Two distinct audience neighborhoods define Rawlings Sports' similarity map: a tight cluster of baseball-specific equipment brands at the top, and a second, broader cluster anchored by lifestyle and entertainment figures that have no obvious connection to the sport.
The shape is two-peak. The first peak is unmistakable — DeMarini (0.91), Wilson Ball Gloves (0.89), and Louisville Slugger (0.87) are the three closest neighbors, all Sports-subcategory brands. Nike Diamond (0.86) and EvoShield (0.85) extend this first cluster into adjacent equipment and footwear. These five neighbors form a coherent baseball-gear audience — people who follow the equipment side of the sport closely.

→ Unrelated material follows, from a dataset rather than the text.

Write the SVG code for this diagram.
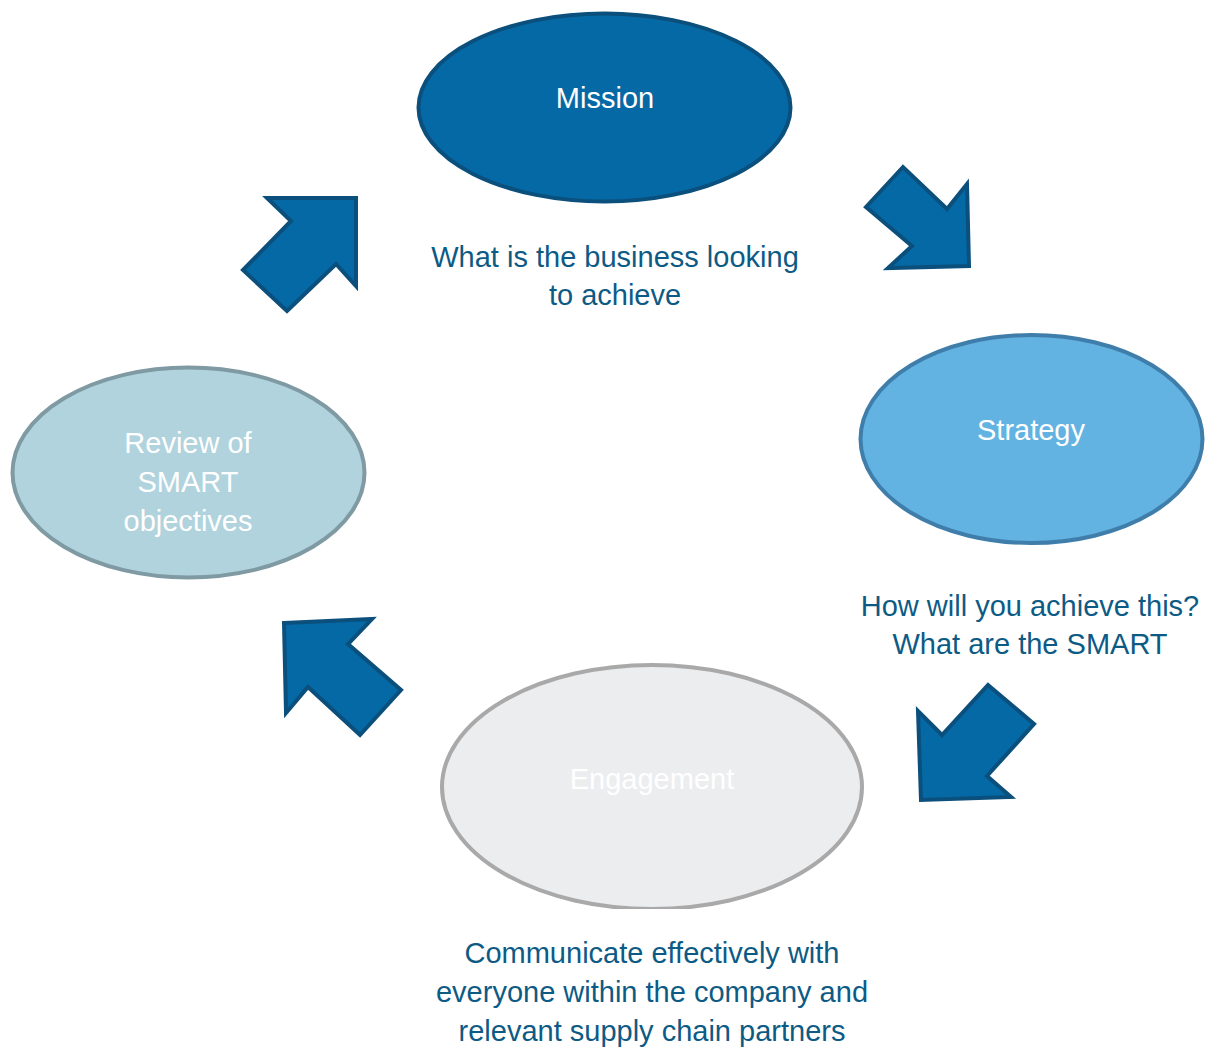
<svg xmlns="http://www.w3.org/2000/svg" width="1212" height="1048" viewBox="0 0 1212 1048">
<defs>
<style>
.lbl{font-family:"Liberation Sans",Arial,sans-serif;font-size:29px;fill:#ffffff;text-anchor:middle}
.cap{font-family:"Liberation Sans",Arial,sans-serif;font-size:29px;fill:#0d5b85;text-anchor:middle}
.arr{fill:#0569a6;stroke:#0b4f7c;stroke-width:4;stroke-linejoin:miter}
</style>
<clipPath id="engClip"><rect x="0" y="0" width="1212" height="909"/></clipPath>
</defs>
<rect width="1212" height="1048" fill="#ffffff"/>
<g id="connectors">
<polygon class="arr" points="866,207 903,167 947,209 967,184 969,266 888,268 912,246"/>
<polygon class="arr" points="267,198 356,198 356,286 336,264 287,311 243,270 291,221"/>
<polygon class="arr" points="284,623 372,619 348,644 401,690 360,735 308,687 286,713"/>
<polygon class="arr" points="988,685 1034,724 987,776 1011,797 921,800 918,711 942,735"/>
</g>
<g id="mission">
<ellipse cx="604.5" cy="107.5" rx="186" ry="94" fill="#0569a6" stroke="#0b4f7c" stroke-width="4"/>
<text class="lbl" x="605" y="108">Mission</text>
<text class="cap" x="615" y="267">What is the business looking</text>
<text class="cap" x="615" y="305">to achieve</text>
</g>
<g id="strategy">
<ellipse cx="1031.5" cy="439" rx="171" ry="104" fill="#62b2e2" stroke="#3f7eaa" stroke-width="4"/>
<text class="lbl" x="1031" y="440">Strategy</text>
<text class="cap" x="1030" y="616">How will you achieve this?</text>
<text class="cap" x="1030" y="654">What are the SMART</text>
</g>
<g id="engagement">
<ellipse cx="652" cy="787" rx="210" ry="122" fill="#ecedef" stroke="#a9a9a9" stroke-width="4" clip-path="url(#engClip)"/>
<text class="lbl" x="652" y="789">Engagement</text>
<text class="cap" x="652" y="963">Communicate effectively with</text>
<text class="cap" x="652" y="1002">everyone within the company and</text>
<text class="cap" x="652" y="1041">relevant supply chain partners</text>
</g>
<g id="review">
<ellipse cx="188.5" cy="472.5" rx="176" ry="105" fill="#b0d3dd" stroke="#7f9aa3" stroke-width="4"/>
<text class="lbl" x="188" y="453">Review of</text>
<text class="lbl" x="188" y="492">SMART</text>
<text class="lbl" x="188" y="531">objectives</text>
</g>
</svg>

The second peak is where the data gets structurally interesting. Chip Gaines (0.856) and Joanna Gaines (0.852) — both TV Personalities — sit nearly as high as the gear brands, and Magnolia (0.85), their Home-subcategory brand, follows immediately after. Hobby Lobby Stores (0.84) and Baseball Lifestyle™ (0.84) round out the top 10. The Gaines cluster is not a sports-adjacent finding — it represents a distinct lifestyle audience that overlaps heavily with Rawlings' base, bridging diamond-sport equipment fans and a home-and-family consumer profile.
The two-peak structure reveals an audience that is simultaneously deep in baseball gear culture and embedded in a broader mainstream American lifestyle segment — two neighborhoods that happen to share the same people.